Why is this on the Great Tables blog?

It gives me the opportunity to show off a lot of interesting, transit related tables!

Great Tables data: Paris metro lines

If you’ve seen the Great Tables documentation for GT.fmt_image(), then you’ve basked in this beautiful example from our Paris metro dataset.

Code

from great_tables import GT
from great_tables.data import metro
from importlib_resources import files

img_paths = files("great_tables") / "data/metro_images"

metro_mini = metro[["name", "lines", "passengers"]].head(5)

(
    GT(metro_mini)
    .fmt_image(columns="lines", path=img_paths, file_pattern="metro_{}.svg")
    .fmt_integer(columns="passengers")
)

name	lines	passengers
Argentine		2,079,212
Bastille		8,069,243
Bérault		2,106,827
Champs-Élysées—Clemenceau		1,909,005
Charles de Gaulle—Étoile		4,291,663

Amtrak interactive route table

Our 2022 Annual Posit Table Contest received the most incredible entry—an interactive table of Amtrak routes. The table uses the library reactable in R (which we recently ported to Python!).

Here is a link to to the interactive Amtrak table by Josh Fangmeier. And I’ll drop a handy screenshot below.

Cal-ITP trips table

Our 2024 contest saw a great set of transit tables submitted by Tiffany Ku at CalTrans (submission, github repo). The submission showed service patterns using stop times binned by hour.

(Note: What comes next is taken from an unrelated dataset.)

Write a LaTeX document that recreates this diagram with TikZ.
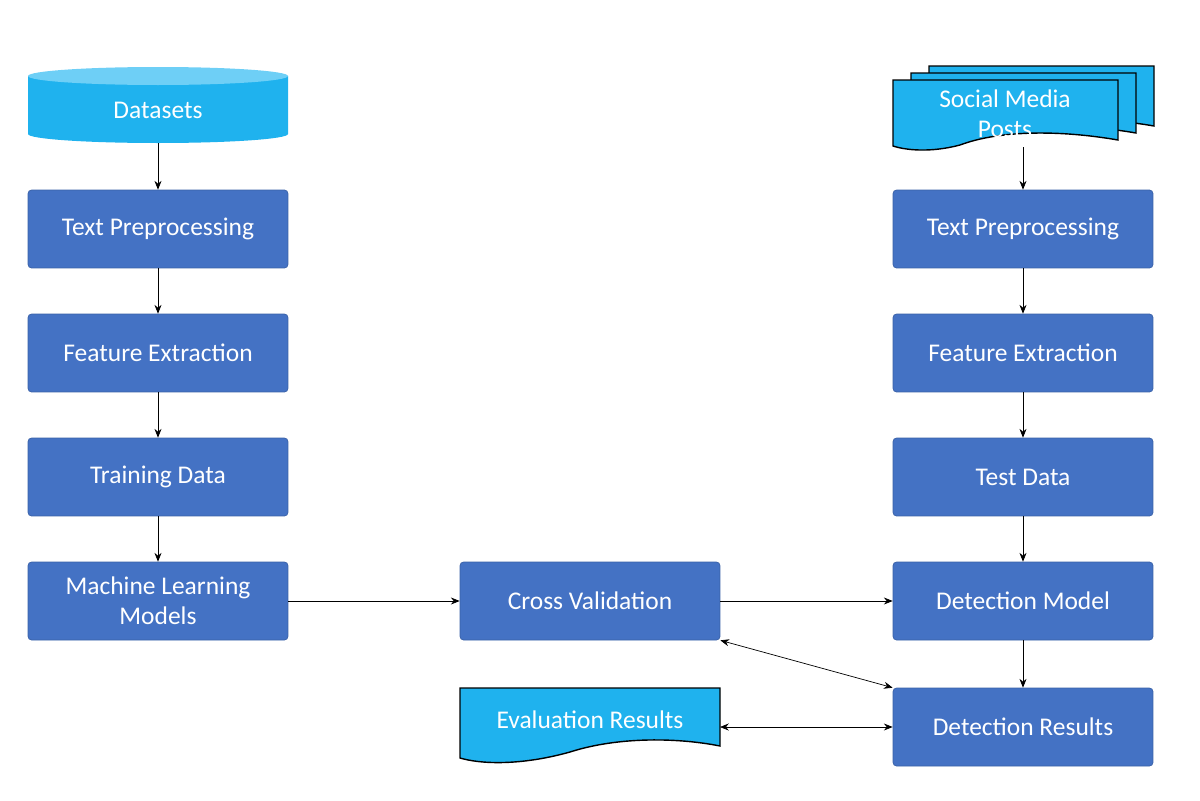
\documentclass[tikz,border=0pt]{standalone}
\usepackage{fontspec}
\setmainfont{Carlito}
\usetikzlibrary{arrows.meta}
\definecolor{boxblue}{HTML}{4472C4}
\definecolor{docblue}{HTML}{1FB2EE}
\definecolor{topblue}{HTML}{6ECFF6}
\tikzset{
  stepbox/.style={fill=boxblue, draw=boxblue!85!black, rounded corners=2pt, minimum width=5.2cm,
    minimum height=1.56cm, align=center, text=white, font=\fontsize{14.5}{17}\selectfont},
  plain/.style={minimum width=5.2cm, minimum height=1.5cm, align=center, text=white,
    font=\fontsize{14.5}{17}\selectfont},
  link/.style={-{Stealth[length=5pt,width=4pt]}, thin},
  both/.style={{Stealth[length=5pt,width=4pt]}-{Stealth[length=5pt,width=4pt]}, thin}
}
\begin{document}
\begin{tikzpicture}[x=0.02cm, y=0.02cm]
\useasboundingbox (0,0) rectangle (1200,-801);
% datasets cylinder
\fill[docblue] (28,-76) -- (28,-134) arc[start angle=180, end angle=360, x radius=130, y radius=9] -- (288,-76) -- cycle;
\fill[topblue] (158,-76) ellipse[x radius=130, y radius=9];
\node[plain, minimum height=1.2cm] (data) at (158,-110) {Datasets};
% social media posts (stacked documents)
\foreach \dx/\dy in {36/-14, 18/-7, 0/0} {
  \draw[fill=docblue, thick, draw=black] (893+\dx,-80-\dy) -- (1118+\dx,-80-\dy) -- (1118+\dx,-140-\dy)
    .. controls (1060+\dx,-130-\dy) and (1000+\dx,-130-\dy) .. (960+\dx,-145-\dy)
    .. controls (930+\dx,-153-\dy) and (905+\dx,-150-\dy) .. (893+\dx,-146-\dy) -- cycle;
}
\node[plain, minimum width=4.4cm, minimum height=1.4cm] (posts) at (1005,-114) {Social Media\\Posts};
\coordinate (postsend) at (1023,-147);
% evaluation results document
\draw[fill=docblue, thick, draw=black] (460,-688) -- (720,-688) -- (720,-746)
  .. controls (680,-738) and (620,-736) .. (570,-752)
  .. controls (520,-766) and (480,-764) .. (460,-758) -- cycle;
\node[plain, minimum height=1.2cm] (eval) at (590,-720) {Evaluation Results};
% left column
\node[stepbox] (lpre) at (158,-229) {Text Preprocessing};
\node[stepbox] (lfeat) at (158,-353) {Feature Extraction};
\node[stepbox] (train) at (158,-477) {Training Data};
\node[stepbox] (ml) at (158,-601) {Machine Learning\\Models};
% middle
\node[stepbox] (cv) at (590,-601) {Cross Validation};
% right column
\node[stepbox] (rpre) at (1023,-229) {Text Preprocessing};
\node[stepbox] (rfeat) at (1023,-353) {Feature Extraction};
\node[stepbox] (test) at (1023,-477) {Test Data};
\node[stepbox] (det) at (1023,-601) {Detection Model};
\node[stepbox] (res) at (1023,-727) {Detection Results};
% connectors
\draw[link] (158,-143) -- (lpre);
\draw[link] (lpre) -- (lfeat);
\draw[link] (lfeat) -- (train);
\draw[link] (train) -- (ml);
\draw[link] (ml) -- (cv);
\draw[link] (cv) -- (det);
\draw[link] (postsend) -- (rpre);
\draw[link] (rpre) -- (rfeat);
\draw[link] (rfeat) -- (test);
\draw[link] (test) -- (det);
\draw[link] (det) -- (res);
\draw[both] (cv.south east) -- (res.north west);
\draw[both] (720,-727) -- (res.west);
\end{tikzpicture}
\end{document}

It produced these for all California operators!

Here is the reasoning given behind the table:

We can see what service patterns look like across operators by hour of the day. In one table, we can quickly see a summary snapshot of what this service pattern is and see the type of riders the operator typically serves. Here’s the same chart made in a paper about for transit in Calgary, Canada.

What are you hoping to contribute?

I’m hoping to focus on two things:

Workshops to support R and Python analyst teams (and help me appreciate their needs).
Collaboration on creating open source tools and guides for analyzing transit data.

Workshops

Beyond my obvious potential involvement as a table fanatic, I’m really interested in making the daily lives of R and Python users at public transit agencies easier.

Workshops on R. Think Tidyverse, Shiny, Quarto, querying warehouses.
Workshops on Python. Let’s say Polars, Quarto, publishing notebooks, Great Tables, dashboards.
Analytics engineering. How to get analysts to use your data models 😓.

I’m open to whatever topics seem most useful, even if they aren’t in the list above.

Scheduling a workshop

If you’re a public transit agency, reach out on linkedin or bluesky, and I will send my calendly for scheduling.

Collaboration

I’m interested in understanding major challenges analytics teams working on public transit face, and the kind of strategic and tooling support they’d most benefit from. If you’re working on analytics in public transit, I would love to hear about what you’re working on, and the tools you use most.

One topic I’ve discussed with a few agencies is ghost buses, which is when a bus is scheduled but never shows up. This is an interesting analysis because it combines GTFS schedule data with GTFS-RT realtime bus data.

Another is passenger events (e.g. people tapping on or off a bus). This data is challenging because different vendors data record and deliver this data in different ways. This can make it hard for analysts across agencies to discuss analyses—every analysis is different in its own way.

In summary

Analytics in public transit is a really neat, impactful area—with an active community working on open source data standards and tooling. As a data science tool builder on the open source team at Posit, PBC, my mission is to create value and give it away to teams using Python or R for code first data science. I’d love to support open source work in public transit however is most useful.